Guys have told me that they know that women lie about rape all the time because none of their women friends have been raped, which means that rape is rare. That makes those guys precisely the people that rape victims will hide their history from. Women will only confide that to other women or to men who seem to sympathize. If you don't know any women who've been raped, you might want to look at your own behavior to find out why they haven't told you. ello's PR response has been downright haughty and if that’s what you guys are like in real life, your friends are probably not going to confess these things to you—even if they are your employees! Those 1-in-20 men, 1-in-33 men, 1-in-45 men face a huge amount of stigma based on being victimized while male and they are less likely offer that information than women are. Do you have any male rape, stalking, or domestic violence victims on your staff? Probably none that will admit it.
ello launched with no way to make a feed private; anyone who hit follow could see the whole feed. Women who are avoiding stalkers aren’t going to use a product that sends “woot! Got paid! I’m going out on the town tooooonite!” to everyone— including that guy who for the last 2 years has been showing up where they go to walk by them whispering threats and slurs. People complained and you doubled down on your “but transparency” librotarianism but people kept complaining, so you decided to add a block account feature—which does not solve the problem that I just pointed out because you don’t understand the problem! The victim would have to know the account of her stalker to block it, which means that he won't tell her which account is his!
And then there’s online harassment. Let’s say that the manosphere goes after petticoatdespot on your service. They can create infinite accounts to send messages to me from. So you set up a block by user function! Solved! Except that again… they can create infinite accounts to send messages from. You’ve decided upon the Whack-A-Mole security service, with crime victims wielding the rubber mallet-- only the moles are Mogwai and mole box sits over a stream. Seriously, dudes, I made 4 accounts in the first hour and it was only that slow because it’s a PITA to add a google account when you have three other google accounts open on your computer at the time. There are proven solutions to some of these harassment problems; the problem doesn’t apply to you so you don’t understand the problem, which makes you fail to identify those solutions.

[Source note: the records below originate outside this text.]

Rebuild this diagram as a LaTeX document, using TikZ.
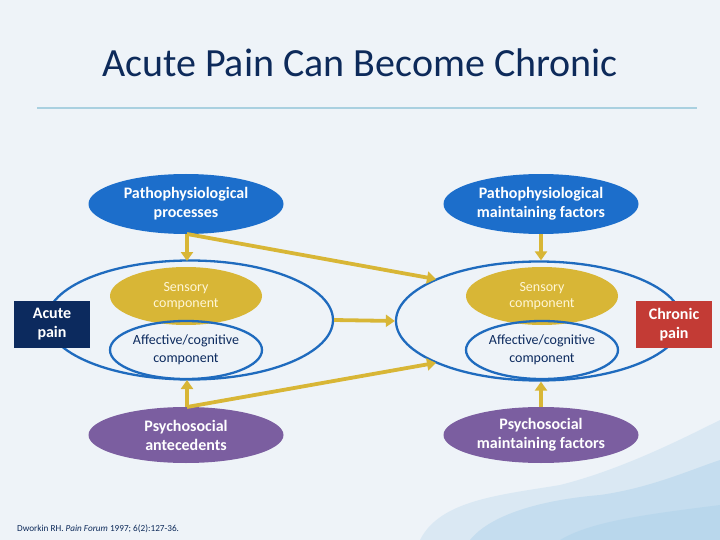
\documentclass[tikz,border=0pt]{standalone}
\usepackage{fontspec}
\setmainfont{Carlito}
\usetikzlibrary{shapes.geometric,arrows.meta}
\definecolor{bgc}{HTML}{EEF3F8}
\definecolor{titlec}{HTML}{0D2A5A}
\definecolor{rulec}{HTML}{A9D0E0}
\definecolor{bluef}{HTML}{1C6ECB}
\definecolor{blueo}{HTML}{1F6BBE}
\definecolor{goldc}{HTML}{D8B636}
\definecolor{purplec}{HTML}{7B5EA0}
\definecolor{navyc}{HTML}{0C2A5E}
\definecolor{redc}{HTML}{C33B35}
\definecolor{sensetxt}{HTML}{FFF6D6}
\definecolor{washc}{HTML}{9FCBE8}
\tikzset{
  oval/.style={ellipse, inner sep=0pt, align=center, font=\fontsize{16}{19}\selectfont\bfseries, text=white},
  patho/.style={oval, fill=bluef, minimum width=195pt, minimum height=60pt},
  psycho/.style={oval, fill=purplec, minimum width=195pt, minimum height=56pt},
  outer/.style={ellipse, draw=blueo, line width=2.3pt, minimum width=286pt, minimum height=119pt},
  sensory/.style={ellipse, inner sep=0pt, fill=goldc, text=sensetxt, align=center, font=\fontsize{14}{16.5}\selectfont, minimum width=152pt, minimum height=58pt},
  affect/.style={ellipse, inner sep=0pt, draw=blueo, line width=2.3pt, text=navyc, align=center, font=\fontsize{14}{17.5}\selectfont, minimum width=152pt, minimum height=58pt},
  painbox/.style={rectangle, inner sep=0pt, text=white, align=center, font=\fontsize{16}{19}\selectfont\bfseries, minimum width=76pt, minimum height=47pt},
  flow/.style={draw=goldc, line width=3.8pt, -{Triangle[width=12pt,length=9pt]}}
}
\begin{document}
\begin{tikzpicture}[x=1pt,y=-1pt]
\fill[bgc] (0,0) rectangle (720,540);
\useasboundingbox (0,0) rectangle (720,540);
% watercolor wash bottom right
\fill[washc, opacity=0.25] (420,540) .. controls (440,500) and (500,495) .. (560,485) .. controls (620,470) and (680,440) .. (720,420) -- (720,540) -- cycle;
\fill[washc, opacity=0.35] (470,540) .. controls (490,515) and (540,500) .. (600,495) .. controls (650,488) and (690,470) .. (720,460) -- (720,540) -- cycle;
\fill[washc, opacity=0.3] (560,540) .. controls (590,522) and (640,515) .. (720,505) -- (720,540) -- cycle;
% title
\node[text=titlec, font=\fontsize{40}{44}\selectfont, anchor=base] (title) at (360,77) {Acute Pain Can Become Chronic};
\draw[rulec, line width=1.5pt] (37,108) -- (697,108);
% left cluster
\node[outer] (bigL) at (190,320) {};
\node[sensory] (sensL) at (186,296) {Sensory\\component};
\node[affect] (affL) at (186,350) {Affective/cognitive\\component};
\node[patho] (procL) at (186,204) {Pathophysiological\\processes};
\node[psycho] (psyL) at (186,435) {Psychosocial\\antecedents};
\node[painbox, fill=navyc] (acute) at (52,324.5) {Acute\\pain};
% right cluster
\node[outer] (bigR) at (539,321) {};
\node[sensory] (sensR) at (542,296) {Sensory\\component};
\node[affect] (affR) at (542,350) {Affective/cognitive\\component};
\node[patho] (procR) at (541,204) {Pathophysiological\\maintaining factors};
\node[psycho] (psyR) at (541,435) {Psychosocial\\maintaining factors};
\node[painbox, fill=redc] (chronic) at (674,324.5) {Chronic\\pain};
% connectors
\coordinate (cTop) at (187,234);
\coordinate (cBot) at (187,407);
\draw[flow] (cTop) -- (187,261);
\draw[flow, shorten >=-1pt] (cTop) -- (bigR.158);
\draw[flow] (bigL.east) -- (bigR.west);
\draw[flow] (cBot) -- (187,380);
\draw[flow, shorten >=-1pt] (cBot) -- (bigR.202);
\draw[flow] (procR.south) -- (procR.south |- bigR.north);
\draw[flow] (psyR.north) -- (psyR.north |- bigR.south);
% citation
\node[anchor=base west, text=titlec, font=\fontsize{9.2}{11}\selectfont, inner sep=0pt] (cite) at (17,531) {Dworkin RH. \textit{Pain Forum} 1997; 6(2):127-36.};
\end{tikzpicture}
\end{document}
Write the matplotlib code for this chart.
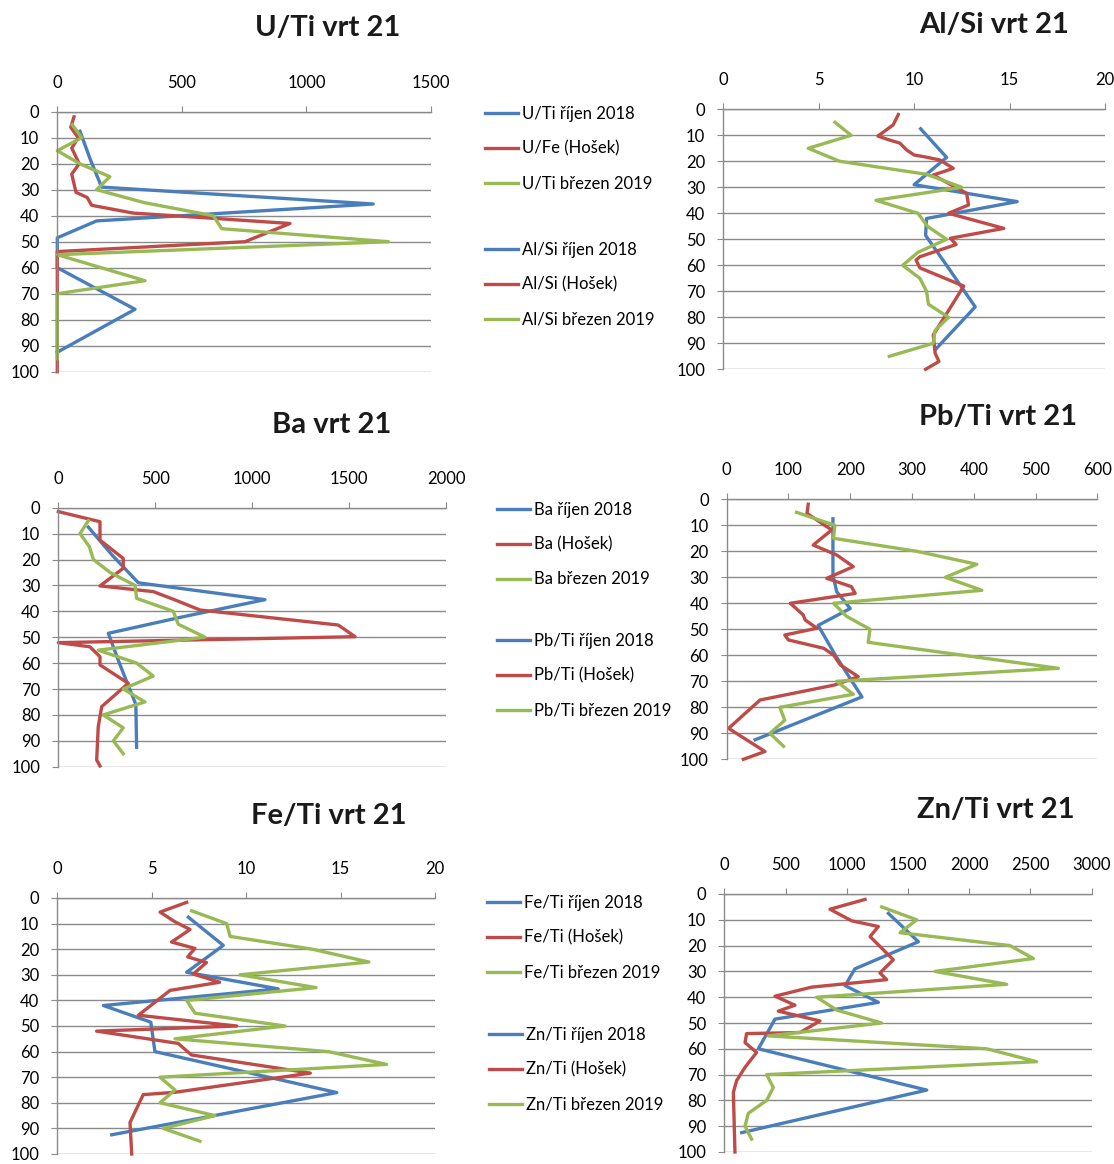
import numpy as np
import matplotlib
matplotlib.use("Agg")
import matplotlib.pyplot as plt

plt.rcParams['font.family'] = ['Lato', 'DejaVu Sans']

# depths (cm) of the three sample series
depth_oct = [7.5, 18.5, 29, 35.5, 42, 48.5, 60, 76, 92.5]
depth_mar = [5, 10, 15, 20, 25, 30, 35, 40, 45, 50, 55, 60, 65, 70, 75, 80, 85, 90, 95]

# U/Ti
u_oct = [91, 133, 178, 1268, 158, 0, 0, 312, 0]
u_hos_depth = [2, 6, 10, 14, 20, 24, 31, 33, 36, 39, 41, 43, 48.7, 50, 53.8, 100]
u_hos = [67, 54, 84, 58, 88, 58, 75, 120, 138, 305, 626, 934, 787, 754, 0, 0]
u_mar = [60, 98, 0, 90, 211, 158, 350, 626, 660, 1329, 0, 176, 352, 0, 0, 0, 0, 0, 0]

# Al/Si
al_oct = [10.34, 11.7, 10.0, 15.4, 10.65, 10.6, 11.7, 13.2, 11.1]
al_hos_depth = [2, 6, 10.3, 11.8, 13, 15.6, 17.6, 18.2, 19.5, 22.7, 25.3, 32.3, 36.8, 40,
                45.8, 49.6, 52, 56.7, 58, 61, 68, 86.8, 93.8, 97, 100]
al_hos = [9.17, 8.9, 8.1, 8.7, 9.25, 9.6, 10.0, 10.5, 11.35, 12.05, 11.0, 12.75, 12.85, 11.8,
          14.7, 11.9, 12.2, 10.3, 10.1, 10.3, 12.6, 11.0, 11.1, 11.3, 10.6]
al_mar = [5.85, 6.7, 4.45, 6.1, 10.65, 12.5, 8.0, 10.2, 10.7, 11.7, 10.2, 9.4, 10.3, 10.65,
          10.75, 11.8, 11.1, 11.0, 8.7]

# Ba
ba_oct = [155, 280, 413, 1066, 650, 258, 315, 400, 404]
ba_hos_depth = [1.5, 5.4, 12.5, 19.6, 23.4, 30.2, 32.4, 35.6, 39.5, 45.3, 49.8, 52.1, 53.7,
                57.5, 60.7, 67.8, 76.8, 84.6, 97.4, 99.7]
ba_hos = [0, 215, 215, 335, 335, 215, 490, 602, 731, 1444, 1531, 0, 163, 215, 215, 361, 224,
          206, 198, 215]
ba_mar = [155, 112, 160, 181, 267, 396, 404, 593, 619, 757, 206, 404, 490, 335, 447, 232, 335,
          284, 335]

# Pb/Ti
pb_oct = [172, 172, 172, 178, 200, 148, 176, 219, 46]
pb_hos_depth = [1.9, 5.4, 11.8, 17.6, 21.4, 25.9, 30.4, 33.6, 36.2, 40, 44.5, 46.4, 49.6, 52.2,
                54.1, 57.3, 59.9, 63.7, 68.2, 71.4, 77.2, 88.1, 97, 100]
pb_hos = [132, 130, 170, 140, 178, 205, 162, 202, 208, 103, 124, 127, 146, 94, 100, 157, 173,
          184, 213, 175, 54, 3, 62, 27]
pb_mar = [113, 175, 173, 308, 405, 354, 413, 173, 194, 232, 229, 383, 537, 178, 205, 86, 94,
          70, 92]

# Fe/Ti
fe_oct = [6.94, 8.79, 6.85, 11.7, 2.44, 4.95, 5.17, 14.8, 2.88]
fe_hos_depth = [1.7, 5.5, 9.3, 12.3, 17.2, 19.7, 23, 25.2, 29.7, 32.9, 36.1, 45.8, 50, 52, 56.8,
                61.3, 68.4, 75.9, 76.8, 87.7, 100]
fe_hos = [6.85, 5.44, 6.23, 7.03, 6.05, 7.29, 6.9, 7.9, 7.2, 8.6, 5.97, 4.29, 9.5, 2.08, 6.4,
          7.1, 13.4, 6.23, 4.55, 3.85, 3.94]
fe_mar = [7.11, 8.97, 9.15, 13.5, 16.5, 9.67, 13.7, 6.85, 7.29, 12.06, 6.23, 14.35, 17.44, 5.44,
          6.23, 5.44, 8.35, 5.61, 7.55]

# Zn/Ti
zn_oct = [1340, 1585, 1067, 986, 1258, 414, 278, 1653, 142]
zn_hos_depth = [2.1, 5.9, 10.4, 12.6, 16.5, 19.7, 25.5, 30.6, 33.2, 34.8, 36.1, 39.6, 43.1,
                45.4, 49.2, 53.7, 54.1, 57.6, 61.4, 67.2, 72.3, 76.9, 100]
zn_hos = [1149, 863, 1040, 1258, 1190, 1258, 1380, 1271, 1326, 986, 713, 414, 577, 441, 781,
          618, 182, 169, 264, 169, 101, 74, 87]
zn_mar = [1285, 1571, 1435, 2333, 2524, 1721, 2306, 754, 918, 1285, 359, 2143, 2551, 346, 400,
          346, 196, 169, 223]

titles = ['U/Ti vrt 21', 'Al/Si vrt 21', 'Ba vrt 21', 'Pb/Ti vrt 21', 'Fe/Ti vrt 21', 'Zn/Ti vrt 21']
labels = [
    ['U/Ti říjen 2018', 'U/Fe (Hošek)', 'U/Ti březen 2019'],
    ['Al/Si říjen 2018', 'Al/Si (Hošek)', 'Al/Si březen 2019'],
    ['Ba říjen 2018', 'Ba (Hošek)', 'Ba březen 2019'],
    ['Pb/Ti říjen 2018', 'Pb/Ti (Hošek)', 'Pb/Ti březen 2019'],
    ['Fe/Ti říjen 2018', 'Fe/Ti (Hošek)', 'Fe/Ti březen 2019'],
    ['Zn/Ti říjen 2018', 'Zn/Ti (Hošek)', 'Zn/Ti březen 2019'],
]
xmax = [1500, 20, 2000, 600, 20, 3000]
xstep = [500, 5, 500, 100, 5, 500]

series = [
    (u_oct, u_hos_depth, u_hos, u_mar),
    (al_oct, al_hos_depth, al_hos, al_mar),
    (ba_oct, ba_hos_depth, ba_hos, ba_mar),
    (pb_oct, pb_hos_depth, pb_hos, pb_mar),
    (fe_oct, fe_hos_depth, fe_hos, fe_mar),
    (zn_oct, zn_hos_depth, zn_hos, zn_mar),
]

W, H = 1114, 1164
# plot area in pixels: left, right, top, bottom
boxes = [(57.3, 431, 111.7, 371.7), (723.3, 1105, 109.3, 369.3),
         (58.3, 446, 507.7, 766.7), (726.7, 1097.3, 499.3, 759.3),
         (57.3, 435, 898, 1154), (724.3, 1091.7, 894, 1152)]
title_pos = [(328, 28), (994, 25), (332, 425), (998, 417), (329, 816), (996, 810)]
# legend: x of line start, y of first row centre
leg_pos = [(485, 112), (485, 248), (497, 508), (497, 639), (487, 901), (489, 1033)]

colors = ['#4a7ebb', '#be4b48', '#98b954']
grid_col = '#8a8a8a'

fig = plt.figure(figsize=(W / 100, H / 100), dpi=100)

for i in range(6):
    l, r, t, b = boxes[i]
    ax = fig.add_axes([l / W, 1 - b / H, (r - l) / W, (b - t) / H])
    oct_v, hos_d, hos_v, mar_v = series[i]
    h1, = ax.plot(oct_v, depth_oct, color=colors[0], lw=2.4, label=labels[i][0], clip_on=False)
    h2, = ax.plot(hos_v, hos_d, color=colors[1], lw=2.4, label=labels[i][1], clip_on=False)
    h3, = ax.plot(mar_v, depth_mar, color=colors[2], lw=2.4, label=labels[i][2], clip_on=False)
    ax.set_xlim(0, xmax[i])
    ax.set_ylim(100, 0)
    ax.set_xticks(np.arange(0, xmax[i] + 1, xstep[i]))
    ax.set_yticks(range(0, 101, 10))
    ax.xaxis.tick_top()
    ax.set_axisbelow(True)
    ax.grid(axis='y', color=grid_col, lw=1)
    for s in ['right', 'bottom']:
        ax.spines[s].set_visible(False)
    for s in ['top', 'left']:
        ax.spines[s].set_color(grid_col)
        ax.spines[s].set_linewidth(1)
    ax.tick_params(axis='x', direction='out', length=4, color=grid_col, pad=11, labelsize=12)
    ax.tick_params(axis='y', direction='out', length=4, color=grid_col, pad=9, labelsize=12)

    tx, ty = title_pos[i]
    fig.text(tx / W, 1 - ty / H, titles[i], ha='center', va='center',
             fontsize=21, fontweight='bold', color='#1a1a1a')

    lx, ly = leg_pos[i]
    fig.legend(handles=[h1, h2, h3], loc='upper left',
               bbox_to_anchor=(lx / W, 1 - (ly - 6) / H), frameon=False,
               fontsize=12, handlelength=2.0, handletextpad=0.2,
               labelspacing=1.12, borderpad=0, borderaxespad=0)

fig.savefig('out.png', dpi=100)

The consequence, frankly, is that you include criminals and exclude crime victims. And that's pretty messed up.

I'm not faulting you for not realizing in advance what women's needs are or trans people's needs or black people's needs. I fault you for not being diverse enough to have someone on your staff saying “but what if reddit finds out that I work in tech?” I fault you for thinking only of yourself and stereotypes of others. I'm faulting you for not realizing that in designing for yourself and only yourself, you're treating the other 70% of the world like they don't matter.
I get it! I really do! Our brains lack the ability to empathize, especially with people with whom we have outgroup bias. It is literally science that you do not have an understanding the needs of women online. The question is: do you want to cater to the small part of that 30% demographic that is incensed that anyone might try to include the needs of the other 70% or does your ingroup favoritism require that you cater only to that 30%?
Which seems like the better business plan?


ETA: It didn't occur to me until this morning when this was shared by a visually impaired friend that the photo navigation systems with no names and no alt tag with names is terrible usability for screen readers. That's not an issue that would occur to me naturally because I am not visually impaired, just like it won't occur naturally to men that women might need privacy features to avoid online stalking. It's really not a bad thing that we don't know everyone's needs by default; it's just a bad thing that we exclude people from the process enough to have end products that are awesome for ~30% of the population.


* ETA2: I made an error in the original math (carrying too many ones) and estimated 20% straight, white male. This should have been 30%. The percentages have been updated accordingly for the rest of the piece. Thanks to Turner Morgan for pointing this out.